Zhou is associate director of the National Alzheimer’s Coordinating Center (NACC), which is based at the School's Department of Epidemiology and manages data from 29 Alzheimer’s disease research centers across the United States. He is responsible for methods research and solves any analytic challenges that investigators may face.
“When they use the database and they have a data problem they can’t solve, we develop new methods that solve their issues,” Zhou says.
For example, in dementia research, investigators use the mental state examination, or MSE, to screen a person for signs of dementia. In order to evaluate the accuracy of MSE, investigators compare the test results to those from a “gold standard” test – a diagnostic method with the best accuracy.
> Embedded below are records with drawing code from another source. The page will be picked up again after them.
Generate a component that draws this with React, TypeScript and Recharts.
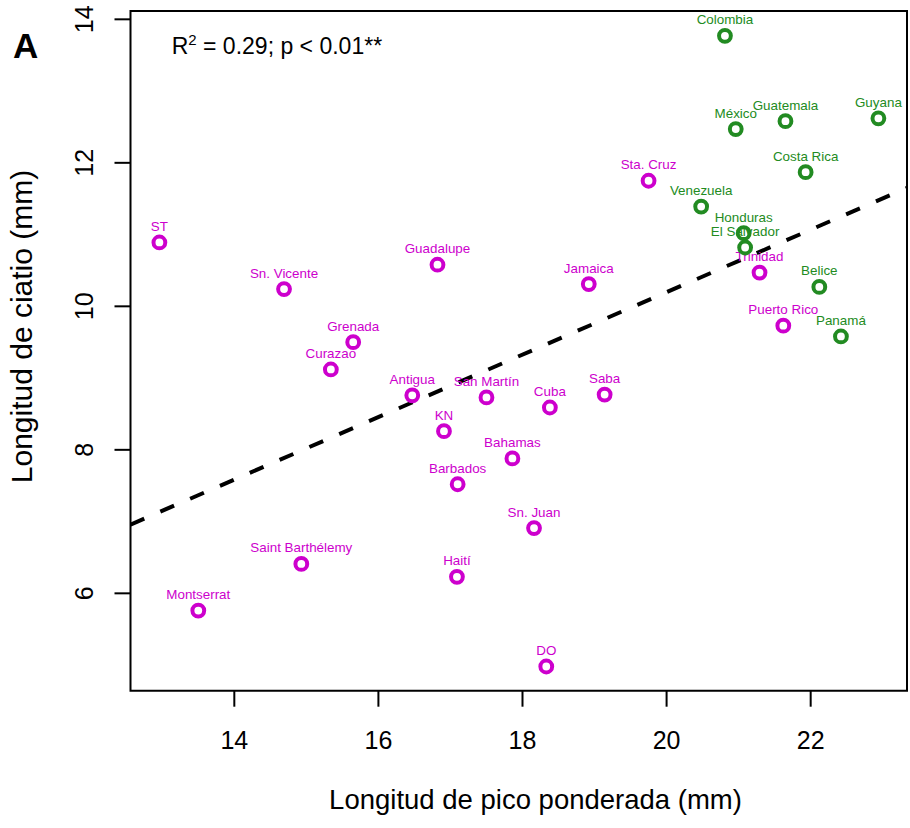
import { ScatterChart, Scatter, XAxis, YAxis, ReferenceLine, ReferenceArea } from 'recharts';

// Caribbean islands (magenta)
const ISLAND_NAMES = [
  'ST', 'Sn. Vicente', 'Guadalupe', 'Grenada', 'Curazao', 'Antigua', 'KN',
  'San Martín', 'Cuba', 'Saba', 'Bahamas', 'Barbados', 'Sn. Juan', 'Haití',
  'Saint Barthélemy', 'Montserrat', 'DO', 'Jamaica', 'Sta. Cruz', 'Trinidad',
  'Puerto Rico',
];
const ISLAND_BEAK = [
  12.96, 14.69, 16.82, 15.65, 15.34, 16.47, 16.91,
  17.5, 18.38, 19.14, 17.86, 17.1, 18.16, 17.09,
  14.93, 13.5, 18.33, 18.92, 19.75, 21.29,
  21.62,
];
const ISLAND_CYATHIUM = [
  10.89, 10.24, 10.58, 9.5, 9.12, 8.76, 8.26,
  8.73, 8.59, 8.77, 7.88, 7.52, 6.91, 6.23,
  6.41, 5.76, 4.98, 10.31, 11.75, 10.47,
  9.73,
];

// Mainland (green)
const MAINLAND_NAMES = [
  'Colombia', 'México', 'Guatemala', 'Guyana', 'Costa Rica',
  'Venezuela', 'Honduras', 'El Salvador', 'Belice', 'Panamá',
];
const MAINLAND_BEAK = [20.81, 20.96, 21.65, 22.94, 21.93, 20.48, 21.07, 21.09, 22.12, 22.42];
const MAINLAND_CYATHIUM = [13.77, 12.47, 12.58, 12.62, 11.87, 11.39, 11.02, 10.82, 10.27, 9.58];

const X_TICKS = [14, 16, 18, 20, 22];
const Y_TICKS = [6, 8, 10, 12, 14];
const X_DOMAIN: [number, number] = [12.559, 23.337];
const Y_DOMAIN: [number, number] = [4.643, 14.116];

const MAGENTA = '#CD00CD';
const GREEN = '#228B22';
const FONT = '"Liberation Sans", Arial, Helvetica, sans-serif';

type Pt = { name: string; x: number; y: number };

const toPoints = (names: string[], xs: number[], ys: number[]): Pt[] =>
  names.map((name, i) => ({ name, x: xs[i], y: ys[i] }));

const islands = toPoints(ISLAND_NAMES, ISLAND_BEAK, ISLAND_CYATHIUM);
const mainland = toPoints(MAINLAND_NAMES, MAINLAND_BEAK, MAINLAND_CYATHIUM);

// least-squares fit over all points
function linearFit(pts: Pt[]) {
  const n = pts.length;
  const mx = pts.reduce((s, p) => s + p.x, 0) / n;
  const my = pts.reduce((s, p) => s + p.y, 0) / n;
  let sxy = 0;
  let sxx = 0;
  pts.forEach((p) => {
    sxy += (p.x - mx) * (p.y - my);
    sxx += (p.x - mx) ** 2;
  });
  const slope = sxy / sxx;
  return { slope, intercept: my - slope * mx };
}

const fit = linearFit([...islands, ...mainland]);
const fitAt = (x: number) => fit.intercept + fit.slope * x;

function Ring({ cx, cy, color }: any) {
  return <circle cx={cx} cy={cy} r={5.9} fill="none" stroke={color} strokeWidth={4} />;
}

function PointLabel({ cx, cy, payload, color }: any) {
  return (
    <text x={cx} y={cy - 11.5} textAnchor="middle" fontSize={13.4} fontFamily={FONT} fill={color}>
      {payload.name}
    </text>
  );
}

function XTick({ x, y, payload }: any) {
  return (
    <text x={x} y={y} dy={18} textAnchor="middle" fontSize={25} fontFamily={FONT} fill="#000">
      {payload.value}
    </text>
  );
}

function YTick({ x, y, payload }: any) {
  return (
    <text x={x} y={y} transform={`rotate(-90, ${x}, ${y})`} textAnchor="middle" fontSize={25} fontFamily={FONT} fill="#000">
      {payload.value}
    </text>
  );
}

export default function App() {
  return (
    <div style={{ position: 'absolute', left: 0, top: 0, width: 910, height: 828, background: '#fff' }}>
      <ScatterChart width={910} height={828} margin={{ top: 11, right: 3, bottom: 0, left: 0 }}>
        <XAxis
          type="number"
          dataKey="x"
          domain={X_DOMAIN}
          ticks={X_TICKS}
          allowDataOverflow
          height={137.3}
          tickSize={16}
          tickMargin={24.6}
          tick={(p: any) => <XTick {...p} />}
          tickLine={{ stroke: '#000', strokeWidth: 2 }}
          axisLine={false}
        />
        <YAxis
          type="number"
          dataKey="y"
          domain={Y_DOMAIN}
          ticks={Y_TICKS}
          allowDataOverflow
          width={130.5}
          tickSize={16}
          tickMargin={21.5}
          tick={(p: any) => <YTick {...p} />}
          tickLine={{ stroke: '#000', strokeWidth: 2 }}
          axisLine={false}
        />
        <ReferenceArea
          x1={X_DOMAIN[0]}
          x2={X_DOMAIN[1]}
          y1={Y_DOMAIN[0]}
          y2={Y_DOMAIN[1]}
          fill="none"
          stroke="#000"
          strokeWidth={2}
          ifOverflow="visible"
        />
        <Scatter data={islands} isAnimationActive={false} shape={(p: any) => <PointLabel {...p} color={MAGENTA} />} />
        <Scatter data={mainland} isAnimationActive={false} shape={(p: any) => <PointLabel {...p} color={GREEN} />} />
        <Scatter data={islands} isAnimationActive={false} shape={(p: any) => <Ring {...p} color={MAGENTA} />} />
        <Scatter data={mainland} isAnimationActive={false} shape={(p: any) => <Ring {...p} color={GREEN} />} />
        <ReferenceLine
          segment={[
            { x: X_DOMAIN[0], y: fitAt(X_DOMAIN[0]) },
            { x: X_DOMAIN[1], y: fitAt(X_DOMAIN[1]) },
          ]}
          stroke="#000"
          strokeWidth={4}
          strokeDasharray="15 17.5"
          ifOverflow="hidden"
        />
      </ScatterChart>
      <svg width={910} height={828} style={{ position: 'absolute', left: 0, top: 0, pointerEvents: 'none' }}>
        <text x={13} y={58} fontSize={35} fontWeight="bold" fontFamily={FONT} fill="#000">A</text>
        <text x={171.7} y={54} fontSize={23} fontFamily={FONT} fill="#000">
          R<tspan dy={-9} fontSize={15}>2</tspan>
          <tspan dy={9}> = 0.29; p &lt; 0.01**</tspan>
        </text>
        <text x={535.5} y={809} textAnchor="middle" fontSize={27.5} fontFamily={FONT} fill="#000">
          Longitud de pico ponderada (mm)
        </text>
        <text x={32} y={326.5} transform="rotate(-90, 32, 326.5)" textAnchor="middle" fontSize={30} fontFamily={FONT} fill="#000">
          Longitud de ciatio (mm)
        </text>
      </svg>
    </div>
  );
}
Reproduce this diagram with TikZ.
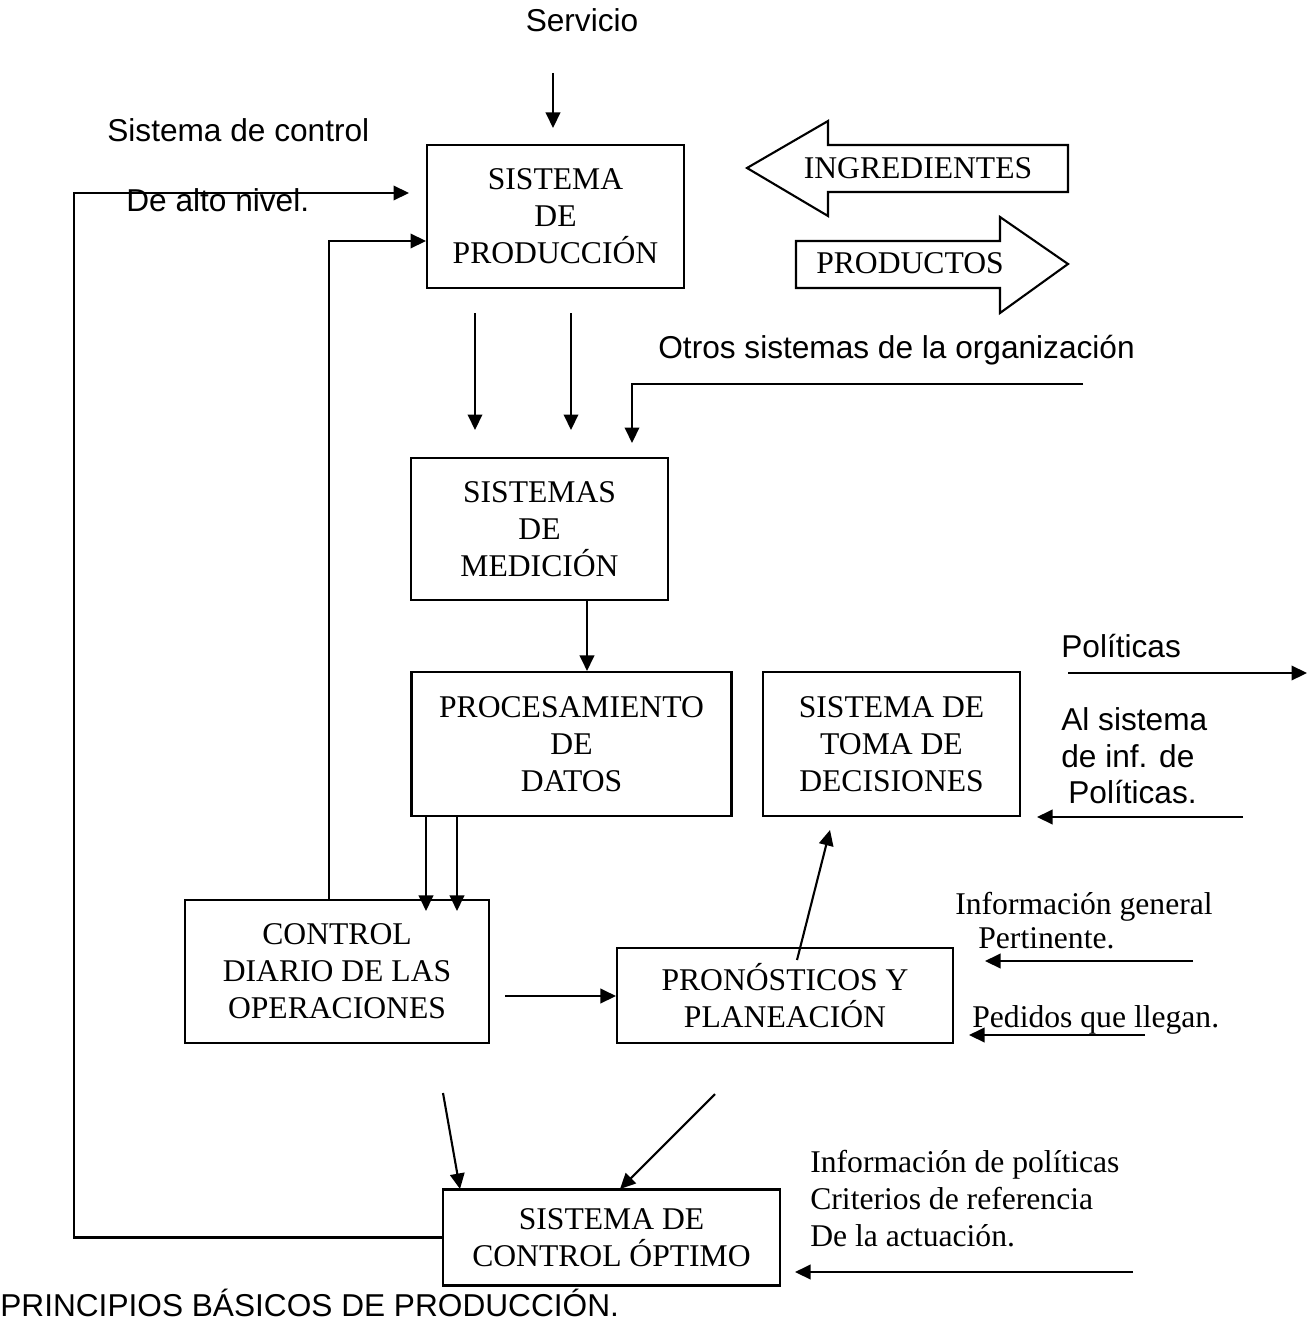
\documentclass[tikz,border=0pt]{standalone}
\usepackage{fontspec}
\setmainfont{Liberation Serif}
\setsansfont{Liberation Sans}
\usetikzlibrary{arrows.meta}
\newcommand{\dsz}{\fontsize{18}{21}\selectfont}
\tikzset{
  box/.style={draw, line width=1.2pt, align=center, font=\dsz, inner sep=0pt},
  stxt/.style={font=\sffamily\dsz, inner sep=0pt, anchor=base west},
  rtxt/.style={font=\dsz, inner sep=0pt, anchor=base west, align=left},
  arr/.style={line width=1.2pt, -{Triangle[length=0.31cm, width=0.29cm]}},
  bigarrow/.style={draw, line width=1.2pt, fill=white}
}
\begin{document}
\begin{tikzpicture}[x=0.02cm, y=-0.02cm]
\useasboundingbox (0,0) rectangle (1314,1324);

% boxes
\node[box, minimum width=5.14cm, minimum height=2.86cm] (prod) at (555.5,216.5) {SISTEMA\\DE\\PRODUCCIÓN};
\node[box, minimum width=5.14cm, minimum height=2.84cm] (med) at (539.5,529) {SISTEMAS\\DE\\MEDICIÓN};
\node[box, minimum width=6.4cm, minimum height=2.88cm] (proc) at (571.5,744) {PROCESAMIENTO\\DE\\DATOS};
\node[box, minimum width=5.14cm, minimum height=2.88cm] (toma) at (891.5,744) {SISTEMA DE\\TOMA DE\\DECISIONES};
\node[box, minimum width=6.08cm, minimum height=2.86cm] (diario) at (337,971.5) {CONTROL\\DIARIO DE LAS\\OPERACIONES};
\node[box, minimum width=6.72cm, minimum height=1.9cm] (pron) at (785,995.5) {PRONÓSTICOS Y\\PLANEACIÓN};
\node[box, minimum width=6.74cm, minimum height=1.92cm] (opt) at (611.5,1237.5) {SISTEMA DE\\CONTROL ÓPTIMO};

% sans labels
\node[font=\sffamily\dsz, inner sep=0pt, anchor=base] (serv) at (582,32) {Servicio};
\node[stxt] (sc1) at (107,142) {Sistema de control};
\node[stxt] (sc2) at (126,212) {De alto nivel.};
\node[stxt] (otros) at (658,358) {Otros sistemas de la organización};
\node[stxt] (pol) at (1061,657) {Políticas};
\node[stxt] (al1) at (1061,730) {Al sistema};
\node[stxt] (al2) at (1061,767) {de inf. de};
\node[stxt] (al3) at (1068,803) {Políticas.};
\node[stxt] (title) at (0,1316) {PRINCIPIOS BÁSICOS DE PRODUCCIÓN.};

% serif labels
\node[rtxt] (ig1) at (955,914) {Información general};
\node[rtxt] (ig2) at (978,948) {Pertinente.};
\node[rtxt] (ped) at (972,1027) {Pedidos que llegan.};
\node[rtxt] (ip1) at (810,1172) {Información de políticas};
\node[rtxt] (ip2) at (810,1209) {Criterios de referencia};
\node[rtxt] (ip3) at (810,1246) {De la actuación.};

% big arrows
\draw[bigarrow] (747,168) -- (828,121) -- (828,145) -- (1068,145) -- (1068,192) -- (828,192) -- (828,216) -- cycle;
\node[font=\dsz, inner sep=0pt, anchor=base] (ingr) at (918,179) {INGREDIENTES};
\draw[bigarrow] (796,241) -- (1000,241) -- (1000,217) -- (1068,264) -- (1000,313) -- (1000,288) -- (796,288) -- cycle;
\node[font=\dsz, inner sep=0pt, anchor=base] (prodt) at (910,274) {PRODUCTOS};

% free-end coordinates
\coordinate (s0) at (553,73);
\coordinate (s1) at (553,128);
\coordinate (pa1) at (475,313);
\coordinate (pa2) at (475,430);
\coordinate (pb1) at (571,313);
\coordinate (pb2) at (571,430);
\coordinate (o0) at (1083,384);
\coordinate (o1) at (632,384);
\coordinate (o2) at (632,443);
\coordinate (p0) at (1068,673);
\coordinate (p1) at (1307,673);
\coordinate (q0) at (1243,817);
\coordinate (q1) at (1037,817);
\coordinate (g0) at (1193,961);
\coordinate (g1) at (985,961);
\coordinate (h0) at (1145,1035);
\coordinate (h1) at (969,1035);
\coordinate (d0) at (505,996);
\coordinate (t0) at (797,960);
\coordinate (t1) at (830,830);
\coordinate (c0) at (443,1093);
\coordinate (c1) at (460,1189);
\coordinate (e0) at (715,1094);
\coordinate (e1) at (620,1189);
\coordinate (r0) at (1133,1272);
\coordinate (r1) at (795,1272);
\coordinate (loopA) at (74,1237.5);
\coordinate (loopB) at (74,193);
\coordinate (loopC) at (409,193);
\coordinate (inA) at (329,241);
\coordinate (inB) at (426,241);

% connectors
\draw[arr] (s0) -- (s1);
\draw[arr] (pa1) -- (pa2);
\draw[arr] (pb1) -- (pb2);
\draw[arr] (o0) -- (o1) -- (o2);
\draw[arr] (med.south -| 587,0) -- (proc.north -| 587,0);
\draw[arr] (p0) -- (p1);
\draw[arr] (q0) -- (q1);
\draw[arr] (proc.south -| 426,0) -- ([yshift=-0.24cm]diario.north -| 426,0);
\draw[arr] (proc.south -| 457,0) -- ([yshift=-0.24cm]diario.north -| 457,0);
\draw[arr] (d0) -- (d0 -| pron.west);
\draw[arr] (t0) -- (t1);
\draw[arr] (g0) -- (g1);
\draw[arr] (h0) -- (h1);
\draw[arr] (c0) -- (c1);
\draw[arr] (e0) -- (e1);
\draw[arr] (r0) -- (r1);
\draw[arr] (opt.west) -- (loopA) -- (loopB) -- (loopC);
\draw[arr] (diario.north -| inA) -- (inA) -- (inB);
\end{tikzpicture}
\end{document}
In Alzheimer’s disease research, the gold standard is pathology; it is a brain autopsy.
“If your subjects are still alive, you can’t perform a brain autopsy,” Zhou says. “So the question is: How do you measure the accuracy of the diagnostic test when you don’t have a gold standard?”
Andrew Zhou honored as an AAAS fellow
This where Zhou and his team come in. They develop new ways to estimate sensitivity and specificity even when there is no gold standard. Zhou says there are “some methods that will let us make estimations, under certain assumptions.”
Biostatisticians often make assumptions based on variables that they might not be able to see.
“As biostatisticians, sometimes we are artists and other times we are detectives,” Zhou says. To be good at the job, he adds, “You need to do your homework and have necessary knowledge about the cases; you have to know the data you’re working with and the experiment that produced the data; and you need to ask the right questions. You need to be curious.”
Zhou has been developing new statistical methods for more than two decades. He has published 116 papers on the subject and 74 papers on applied public health and medical research. In 2002, he co-authored the first textbook on statistical methods in diagnostic medicine, and in 2007, he received the VA’s prestigious Research Career Scientist Award.
Zhou was recently elected as a fellow of the American Association for the Advancement of Science, the world’s largest general scientific society and publisher of the journal Science.
“There is a lot of uncertainty in the world and nobody can control it,” Zhou says. “The beauty of biostatistics is that uncertainty can be quantified.”
When he’s not mentoring students or analyzing data, Zhou enjoys working out at the gym, practicing hot yoga, listening to country music and playing the erfu, a traditional Chinese string instrument his father taught him to play.